TASK REQUIREMENTS - Repeat the records below exactly, leaving out every picture.

DATASET ENTRIES -
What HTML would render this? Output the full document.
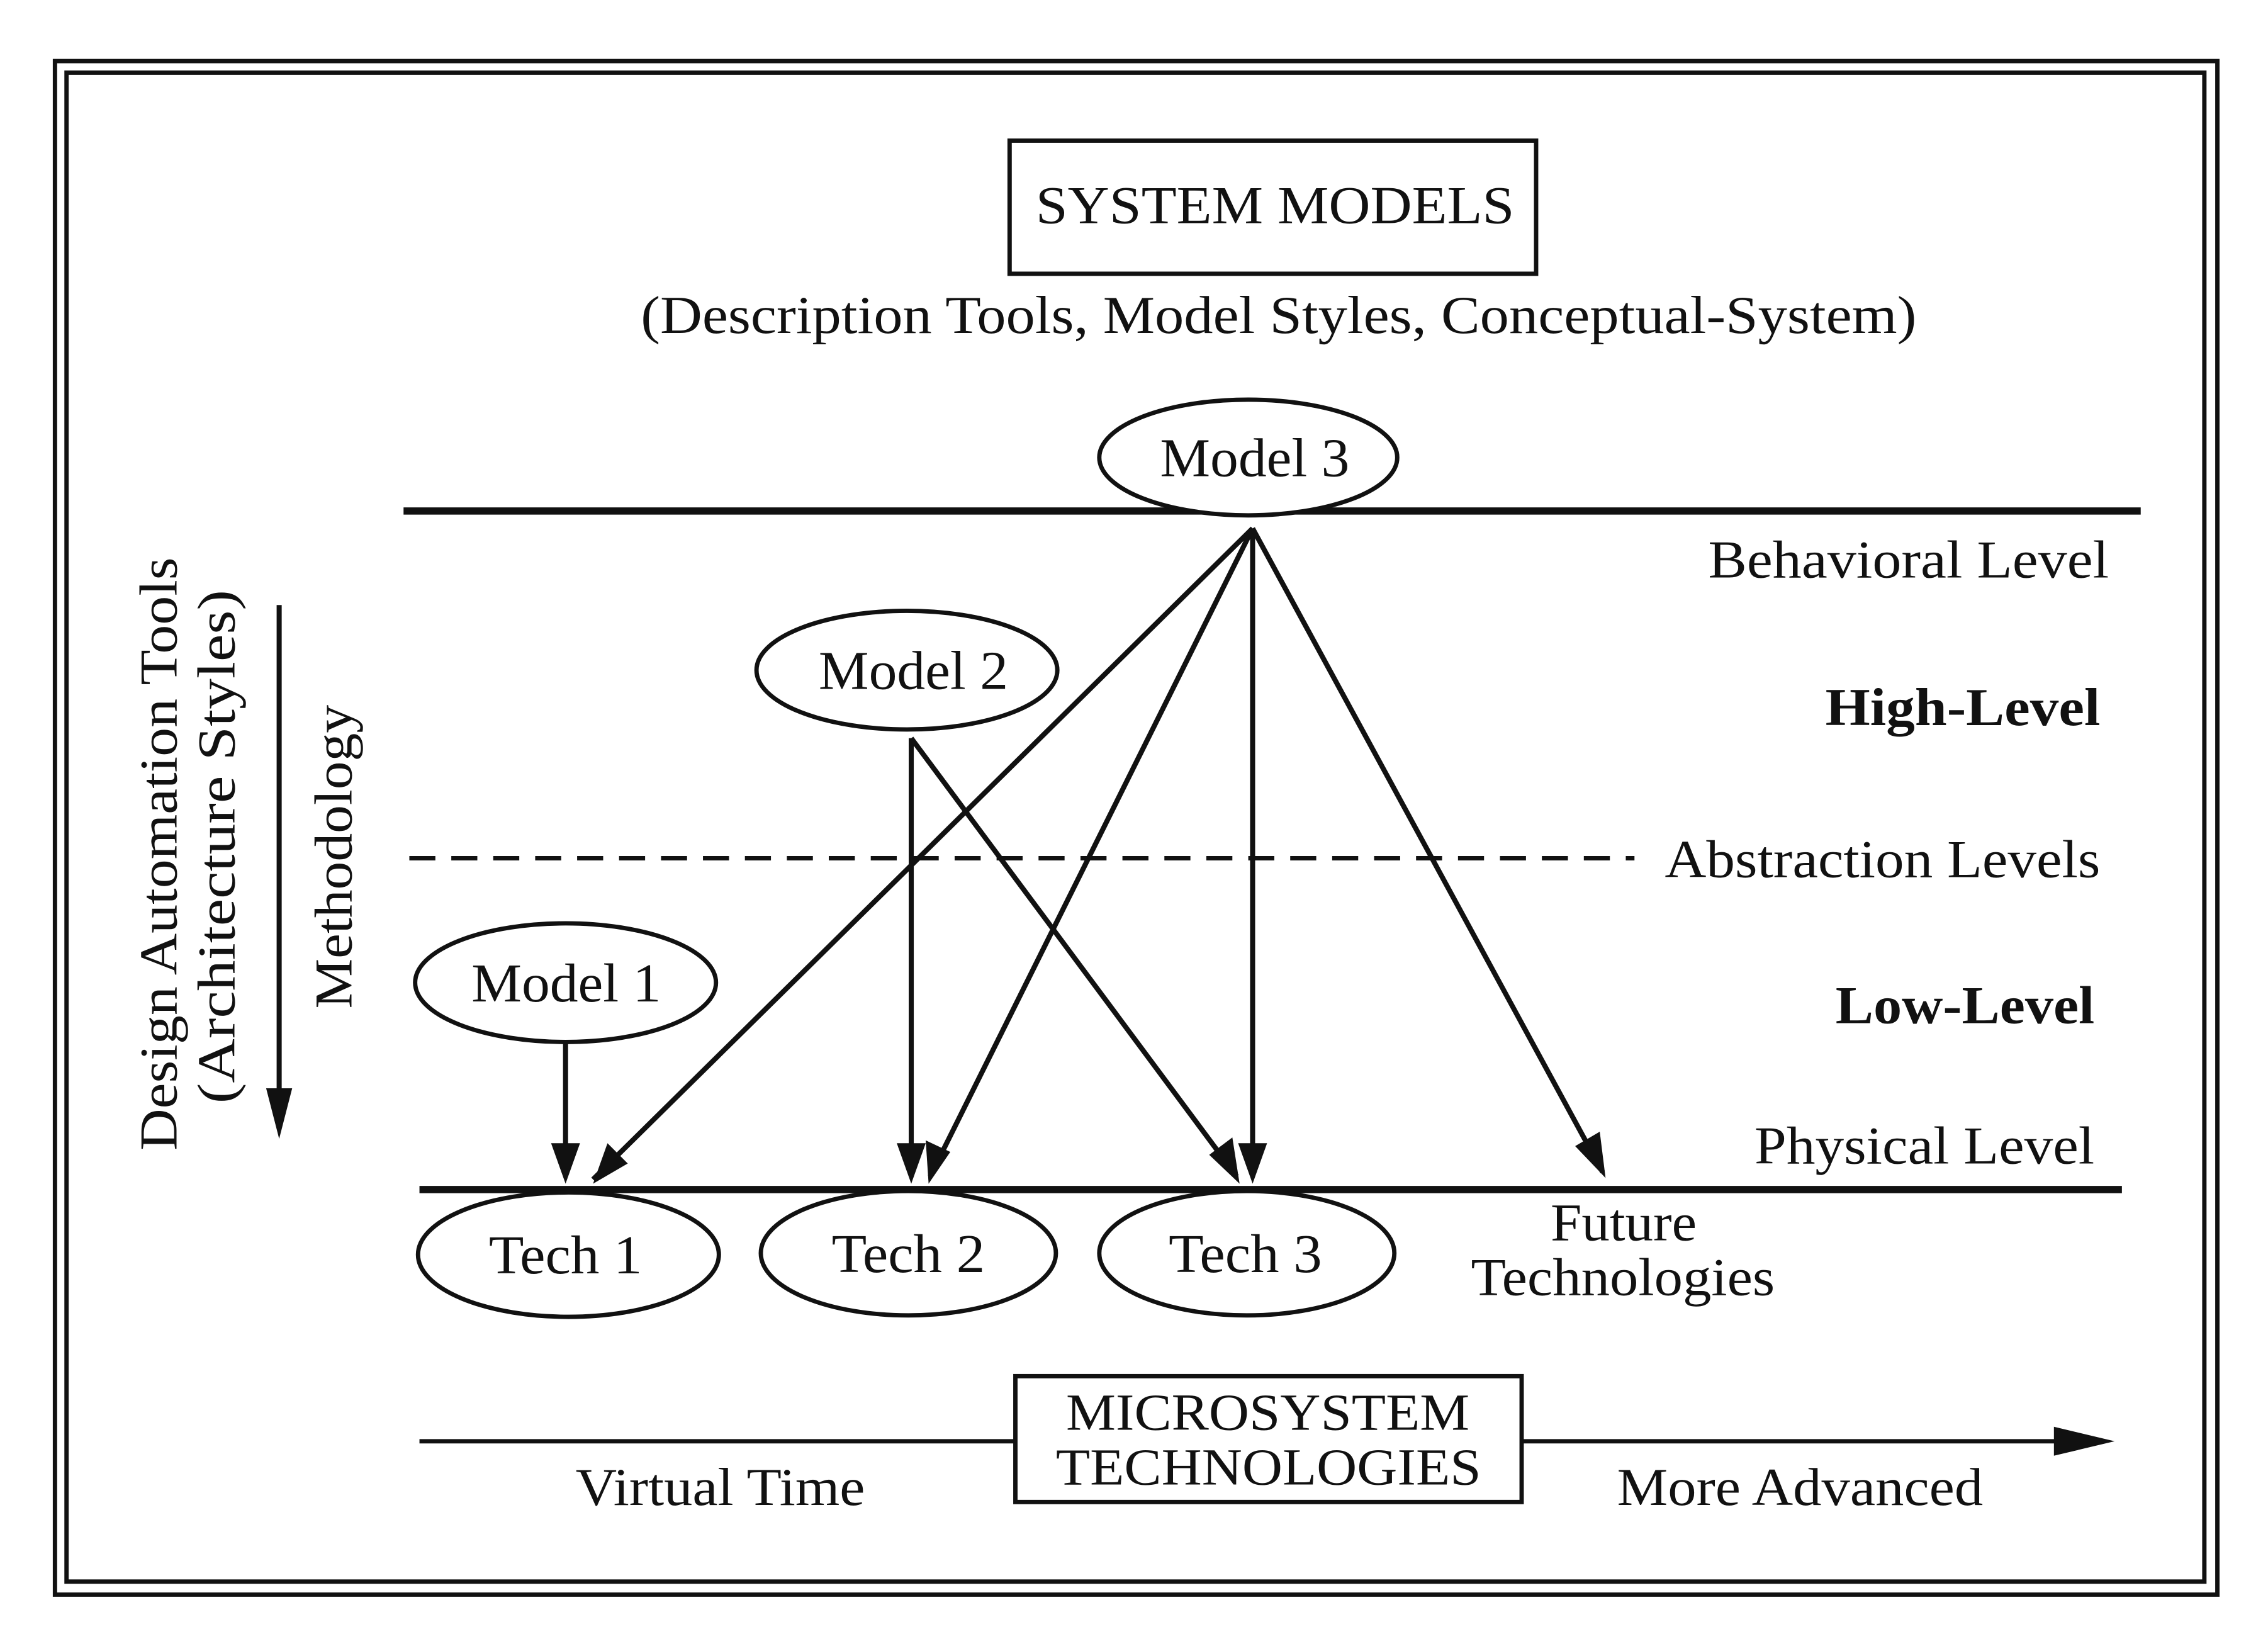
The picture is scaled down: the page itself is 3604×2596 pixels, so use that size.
<!DOCTYPE html>
<html><head><meta charset="utf-8"><style>
html,body{margin:0;padding:0;background:#fff;}
svg{display:block;}
text{font-family:"Liberation Serif",serif;fill:#111;}
</style></head><body>
<svg width="3604" height="2596" viewBox="0 0 1568 1129" xmlns="http://www.w3.org/2000/svg">
<rect x="0" y="0" width="1568" height="1129" fill="#fff"/>
<rect x="38" y="42" width="1495" height="1060" fill="none" stroke="#111" stroke-width="3"/>
<rect x="46" y="50" width="1478" height="1043" fill="none" stroke="#111" stroke-width="3"/>
<rect x="698" y="97" width="364" height="92" fill="none" stroke="#111" stroke-width="3"/>
<text x="716" y="154" font-size="37" textLength="331" lengthAdjust="spacingAndGlyphs">SYSTEM MODELS</text>
<text x="443" y="230" font-size="37" textLength="882" lengthAdjust="spacingAndGlyphs">(Description Tools, Model Styles, Conceptual-System)</text>
<line x1="279" y1="353" x2="1480" y2="353" stroke="#111" stroke-width="5"/>
<line x1="283" y1="593" x2="1130" y2="593" stroke="#111" stroke-width="3" stroke-dasharray="18,11"/>
<line x1="290" y1="822" x2="1467" y2="822" stroke="#111" stroke-width="5"/>
<g font-size="37" lengthAdjust="spacingAndGlyphs">
<text x="1181" y="399" textLength="277" lengthAdjust="spacingAndGlyphs">Behavioral Level</text>
<text x="1262" y="501" font-weight="bold" textLength="190" lengthAdjust="spacingAndGlyphs">High-Level</text>
<text x="1151" y="606" textLength="301" lengthAdjust="spacingAndGlyphs">Abstraction Levels</text>
<text x="1269" y="707" font-weight="bold" textLength="179" lengthAdjust="spacingAndGlyphs">Low-Level</text>
<text x="1213" y="804" textLength="235" lengthAdjust="spacingAndGlyphs">Physical Level</text>
</g>
<g stroke="#111" stroke-width="3.5" fill="none">
<line x1="866" y1="365" x2="410" y2="815"/>
<line x1="866" y1="365" x2="643" y2="813"/>
<line x1="866" y1="365" x2="866" y2="813"/>
<line x1="866" y1="365" x2="1108" y2="810"/>
<line x1="630" y1="510" x2="630" y2="813"/>
<line x1="630" y1="510" x2="855" y2="813"/>
<line x1="391" y1="720" x2="391" y2="813"/>
</g>
<g fill="#111">
<polygon points="410,818 420,790 434,804"/>
<polygon points="642,818 640,788 657,796"/>
<polygon points="866,818 856,790 876,790"/>
<polygon points="1110,814 1089,792 1106,782"/>
<polygon points="630,818 620,790 640,790"/>
<polygon points="857,818 836,798 852,786"/>
<polygon points="391,818 381,790 401,790"/>
</g>
<g fill="#fff" stroke="#111" stroke-width="3">
<ellipse cx="863" cy="316" rx="103" ry="40"/>
<ellipse cx="627" cy="463" rx="104" ry="41"/>
<ellipse cx="391" cy="679" rx="104" ry="41"/>
<ellipse cx="393" cy="867" rx="104" ry="43"/>
<ellipse cx="628" cy="866" rx="102" ry="43"/>
<ellipse cx="862" cy="866" rx="102" ry="43"/>
</g>
<g font-size="38">
<text x="802" y="329" textLength="131" lengthAdjust="spacingAndGlyphs">Model 3</text>
<text x="566" y="476" textLength="131" lengthAdjust="spacingAndGlyphs">Model 2</text>
<text x="326" y="692" textLength="131" lengthAdjust="spacingAndGlyphs">Model 1</text>
<text x="338" y="880" textLength="106" lengthAdjust="spacingAndGlyphs">Tech 1</text>
<text x="575" y="879" textLength="106" lengthAdjust="spacingAndGlyphs">Tech 2</text>
<text x="808" y="879" textLength="106" lengthAdjust="spacingAndGlyphs">Tech 3</text>
<text x="1072" y="857" font-size="37" textLength="101" lengthAdjust="spacingAndGlyphs">Future</text>
<text x="1017" y="895" font-size="37" textLength="210" lengthAdjust="spacingAndGlyphs">Technologies</text>
</g>
<text transform="translate(122,590) rotate(-90)" font-size="37" text-anchor="middle" textLength="410" lengthAdjust="spacingAndGlyphs">Design Automation Tools</text>
<text transform="translate(162,585) rotate(-90)" font-size="37" text-anchor="middle" textLength="355" lengthAdjust="spacingAndGlyphs">(Architecture Styles)</text>
<text transform="translate(243,592) rotate(-90)" font-size="37" text-anchor="middle" textLength="210" lengthAdjust="spacingAndGlyphs">Methodology</text>
<line x1="193" y1="418" x2="193" y2="765" stroke="#111" stroke-width="3.5"/>
<polygon points="193,787 184,752 202,752" fill="#111"/>
<line x1="290" y1="996" x2="1430" y2="996" stroke="#111" stroke-width="3"/>
<polygon points="1462,996 1420,986 1420,1006" fill="#111"/>
<rect x="702" y="951" width="350" height="87" fill="#fff" stroke="#111" stroke-width="3"/>
<text x="737" y="988" font-size="36" textLength="279" lengthAdjust="spacingAndGlyphs">MICROSYSTEM</text>
<text x="730" y="1026" font-size="36" textLength="294" lengthAdjust="spacingAndGlyphs">TECHNOLOGIES</text>
<text x="398" y="1040" font-size="37" textLength="200" lengthAdjust="spacingAndGlyphs">Virtual Time</text>
<text x="1118" y="1040" font-size="37" textLength="253" lengthAdjust="spacingAndGlyphs">More Advanced</text>
</svg>
</body></html>
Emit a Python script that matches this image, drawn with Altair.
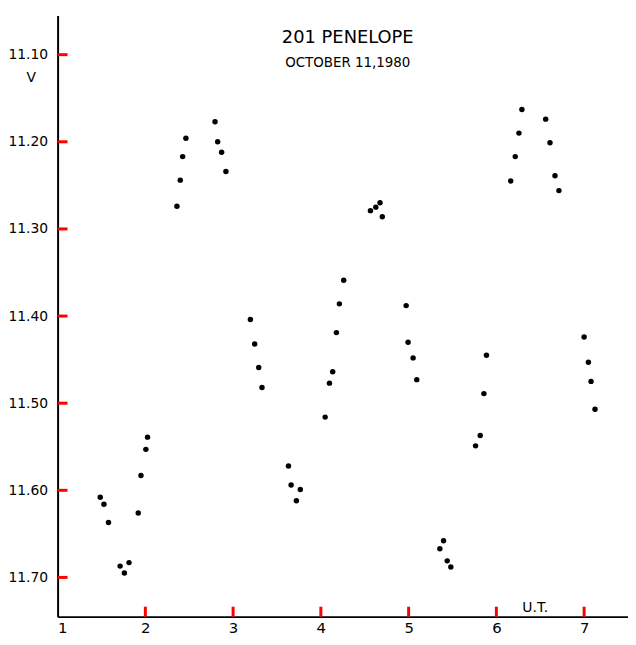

TASK ANSWER -
What HTML would render this? Output the full document.
The picture is scaled down: the page itself is 3604×2596 pixels, so use that size.
<!DOCTYPE html>
<html><head><meta charset="utf-8"><style>
html,body{margin:0;padding:0;background:#fff;}
svg{display:block;}
text{font-family:"Liberation Serif",serif;fill:#111;}
</style></head><body>
<svg width="3604" height="2596" viewBox="0 0 1568 1129" xmlns="http://www.w3.org/2000/svg">
<rect x="0" y="0" width="1568" height="1129" fill="#fff"/>
<rect x="38" y="42" width="1495" height="1060" fill="none" stroke="#111" stroke-width="3"/>
<rect x="46" y="50" width="1478" height="1043" fill="none" stroke="#111" stroke-width="3"/>
<rect x="698" y="97" width="364" height="92" fill="none" stroke="#111" stroke-width="3"/>
<text x="716" y="154" font-size="37" textLength="331" lengthAdjust="spacingAndGlyphs">SYSTEM MODELS</text>
<text x="443" y="230" font-size="37" textLength="882" lengthAdjust="spacingAndGlyphs">(Description Tools, Model Styles, Conceptual-System)</text>
<line x1="279" y1="353" x2="1480" y2="353" stroke="#111" stroke-width="5"/>
<line x1="283" y1="593" x2="1130" y2="593" stroke="#111" stroke-width="3" stroke-dasharray="18,11"/>
<line x1="290" y1="822" x2="1467" y2="822" stroke="#111" stroke-width="5"/>
<g font-size="37" lengthAdjust="spacingAndGlyphs">
<text x="1181" y="399" textLength="277" lengthAdjust="spacingAndGlyphs">Behavioral Level</text>
<text x="1262" y="501" font-weight="bold" textLength="190" lengthAdjust="spacingAndGlyphs">High-Level</text>
<text x="1151" y="606" textLength="301" lengthAdjust="spacingAndGlyphs">Abstraction Levels</text>
<text x="1269" y="707" font-weight="bold" textLength="179" lengthAdjust="spacingAndGlyphs">Low-Level</text>
<text x="1213" y="804" textLength="235" lengthAdjust="spacingAndGlyphs">Physical Level</text>
</g>
<g stroke="#111" stroke-width="3.5" fill="none">
<line x1="866" y1="365" x2="410" y2="815"/>
<line x1="866" y1="365" x2="643" y2="813"/>
<line x1="866" y1="365" x2="866" y2="813"/>
<line x1="866" y1="365" x2="1108" y2="810"/>
<line x1="630" y1="510" x2="630" y2="813"/>
<line x1="630" y1="510" x2="855" y2="813"/>
<line x1="391" y1="720" x2="391" y2="813"/>
</g>
<g fill="#111">
<polygon points="410,818 420,790 434,804"/>
<polygon points="642,818 640,788 657,796"/>
<polygon points="866,818 856,790 876,790"/>
<polygon points="1110,814 1089,792 1106,782"/>
<polygon points="630,818 620,790 640,790"/>
<polygon points="857,818 836,798 852,786"/>
<polygon points="391,818 381,790 401,790"/>
</g>
<g fill="#fff" stroke="#111" stroke-width="3">
<ellipse cx="863" cy="316" rx="103" ry="40"/>
<ellipse cx="627" cy="463" rx="104" ry="41"/>
<ellipse cx="391" cy="679" rx="104" ry="41"/>
<ellipse cx="393" cy="867" rx="104" ry="43"/>
<ellipse cx="628" cy="866" rx="102" ry="43"/>
<ellipse cx="862" cy="866" rx="102" ry="43"/>
</g>
<g font-size="38">
<text x="802" y="329" textLength="131" lengthAdjust="spacingAndGlyphs">Model 3</text>
<text x="566" y="476" textLength="131" lengthAdjust="spacingAndGlyphs">Model 2</text>
<text x="326" y="692" textLength="131" lengthAdjust="spacingAndGlyphs">Model 1</text>
<text x="338" y="880" textLength="106" lengthAdjust="spacingAndGlyphs">Tech 1</text>
<text x="575" y="879" textLength="106" lengthAdjust="spacingAndGlyphs">Tech 2</text>
<text x="808" y="879" textLength="106" lengthAdjust="spacingAndGlyphs">Tech 3</text>
<text x="1072" y="857" font-size="37" textLength="101" lengthAdjust="spacingAndGlyphs">Future</text>
<text x="1017" y="895" font-size="37" textLength="210" lengthAdjust="spacingAndGlyphs">Technologies</text>
</g>
<text transform="translate(122,590) rotate(-90)" font-size="37" text-anchor="middle" textLength="410" lengthAdjust="spacingAndGlyphs">Design Automation Tools</text>
<text transform="translate(162,585) rotate(-90)" font-size="37" text-anchor="middle" textLength="355" lengthAdjust="spacingAndGlyphs">(Architecture Styles)</text>
<text transform="translate(243,592) rotate(-90)" font-size="37" text-anchor="middle" textLength="210" lengthAdjust="spacingAndGlyphs">Methodology</text>
<line x1="193" y1="418" x2="193" y2="765" stroke="#111" stroke-width="3.5"/>
<polygon points="193,787 184,752 202,752" fill="#111"/>
<line x1="290" y1="996" x2="1430" y2="996" stroke="#111" stroke-width="3"/>
<polygon points="1462,996 1420,986 1420,1006" fill="#111"/>
<rect x="702" y="951" width="350" height="87" fill="#fff" stroke="#111" stroke-width="3"/>
<text x="737" y="988" font-size="36" textLength="279" lengthAdjust="spacingAndGlyphs">MICROSYSTEM</text>
<text x="730" y="1026" font-size="36" textLength="294" lengthAdjust="spacingAndGlyphs">TECHNOLOGIES</text>
<text x="398" y="1040" font-size="37" textLength="200" lengthAdjust="spacingAndGlyphs">Virtual Time</text>
<text x="1118" y="1040" font-size="37" textLength="253" lengthAdjust="spacingAndGlyphs">More Advanced</text>
</svg>
</body></html>
Emit a Python script that matches this image, drawn with Altair.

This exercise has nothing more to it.